El extremismo del nuevo gabinete de Piñera
"No querían 'moderación', sino un radicalismo real y de derecha. Tampoco querían unidad o asegurar gobernabilidad, sino que realmente encaminar los pequeños desvíos que este gobierno llevó a cabo".
Francisco Méndez es Columnista.
Durante el gobierno de la Nueva Mayoría, lo que más se escuchó pronunciar a las bocas de la oposición fue la palabra moderación. Encontraban que eso era lo que faltaba en la segunda administración de Bachelet, citando en cada momento un desliz mental del senador Jaime Quintana en el que recurría a una retroexcavadora imaginaria para desarrollar una idea.
Repetían que este gobierno era muy de izquierda, que un Partido Comunista extremo, que sólo existía en sus cabezas, estaba tomando todas las decisiones al interior de La Moneda, y que estábamos viviendo una revolución que, por muy poco, se diferenciaba de la bolchevique o la cubana.
Lo que pasaba, según argumentaban varios columnistas opositores, era que Bachelet estaba muy ideologizada.

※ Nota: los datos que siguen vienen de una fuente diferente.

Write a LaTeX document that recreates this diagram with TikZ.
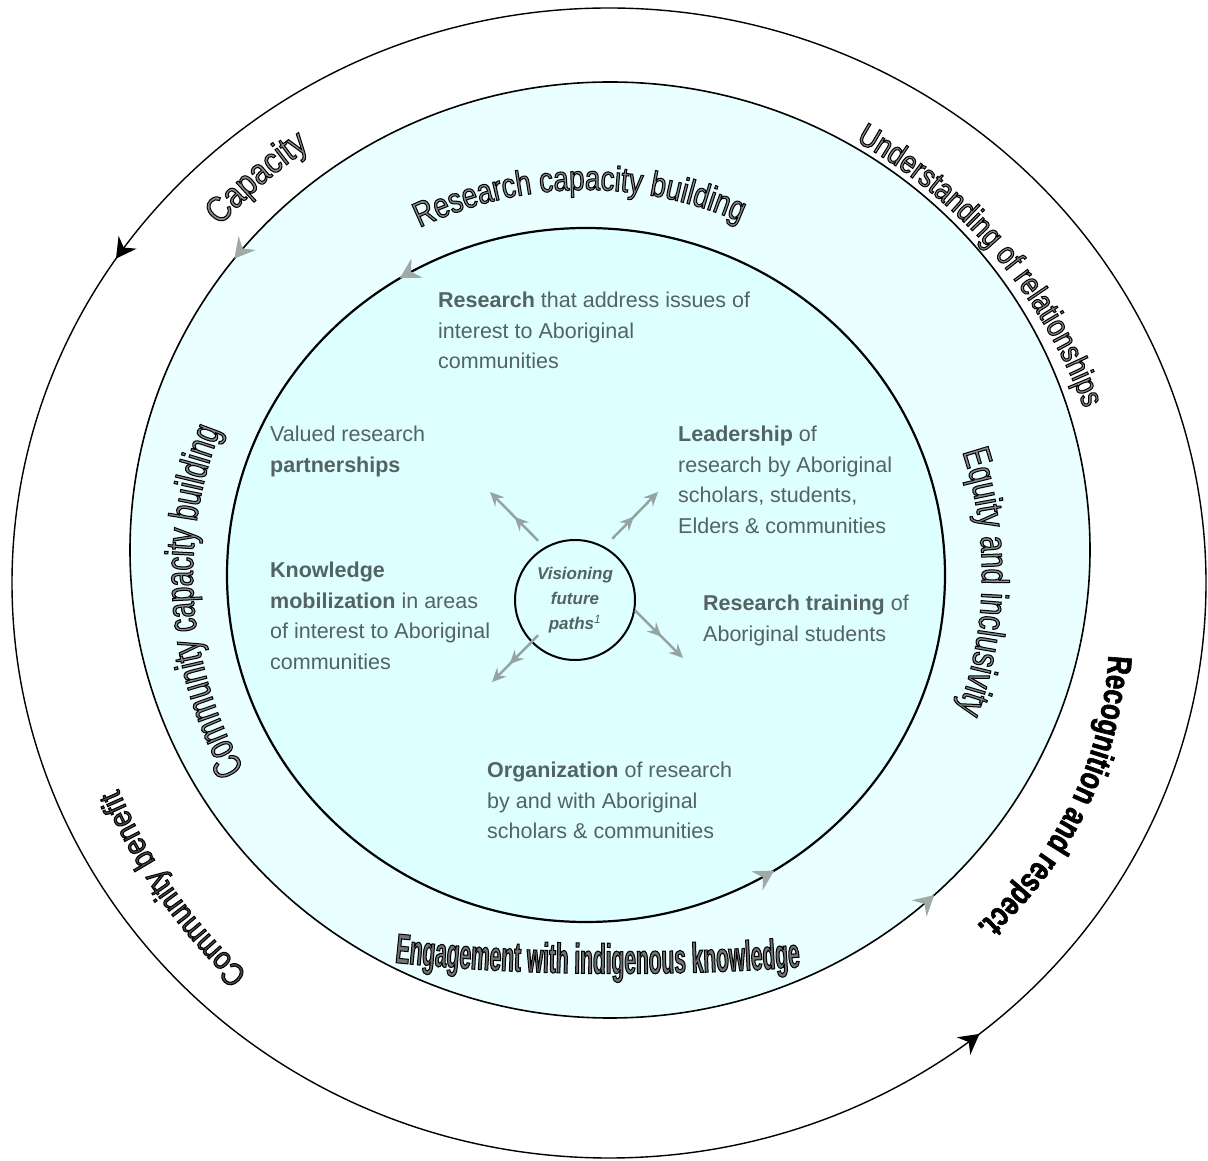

Había dado rienda suelta a sus sueños izquierdistas para así cumplir sus objetivos revolucionarios y, de paso, enterrar al país en una crisis moral y política tremenda, de la que algunos empresarios buscaban escapar marchándose al exterior. O por lo menos haciendo como si lo hicieran, con tal de meter miedo.
Claramente ese Chile nunca existió en otro lugar que en las páginas editoriales de ciertos medios. Era una manera de manifestar el repudio hacia ciertas pequeñas correcciones a un modelo que algunos quieren tal cual está. Pero sobre todo era su forma de expresar que lo correcto y lo que se debe hacer solamente ellos lo saben, por lo que aventurarse con otro tipo de ideas era un peligro para lo que querían que el país siguiera siendo.
Escondían su extremismo tras concepciones como “gobernabilidad”, “estabilidad” o “unidad”. La candidatura de Piñera, sin ir más lejos, construyó su relato sobre estas ideas. E incluso, sin vergüenza alguna, nos contó que con su regreso al palacio de gobierno llegaban “los tiempos mejores”. Hoy, y luego de la presentación de su gabinete, está claro que nada de lo anterior era cierto.
No querían “moderación”, sino un radicalismo real y de derecha. Tampoco querían unidad o asegurar gobernabilidad, sino que realmente encaminar los pequeños desvíos que este gobierno llevó a cabo. Y es que pareciera que volvieron armados hasta los dientes para recordarnos que su ideología no se toca, ni siquiera estéticamente.
¿Qué habría pasado-me pregunto-si es que un gobierno de centroizquierda hubiera puesto a un escritor abiertamente antiderechista de canciller o a un columnista de baja monta y pseudo polemista en el Ministerio de Educación? ¿Habría tanto silencio en las páginas editoriales de los medios? Yo creo que la respuesta es bastante clara: no. Habría, al contrario, un escándalo y un cuestionamiento profundo sin siquiera dejarlos comenzar a trabajar.
Recordemos que a Rodrigo Peñailillo y a Alberto Arenas los persiguieron periodísticamente antes que hicieran algo siquiera. Al parecer el problema era las ideas que levantaban y no cómo las levantaban. Agregando, obviamente, algo bastante importante: el color de piel.
El gabinete de Piñera, en cambio, es un lugar de rubios salvo algunas excepciones. La mayoría proviene de lugares identificables socialmente. Se encuentran en clubes, en casas de amigos y parientes para discutir el futuro de Chile con un trago en la mano. Se sienten felices por volver a instalar sus lógicas en La Moneda, aunque saben que estas nunca han cesado de imperar en Chile, por lo que el triunfo electoral es solamente una manera de autosatisfacer su ego; de sentirse democráticos e institucionales aunque realmente no sean más que un movimiento extremista con chaqueta y corbata.
Porque eso parecían al costado de Piñera cuando este hablaba en el ex Congreso, mientras sonreían convencidos de que su tarea era comenzar una contrarrevolución. Pero en vez de fusiles, usaban sus carpetas entregadas por el mandatario, y para no dar un discurso ideológicamente violento se escondían tras los números y los tecnicismos que finalmente no dicen nada. O mejor dicho, dicen mucho. Demasiado de los cuatro años que nos esperan.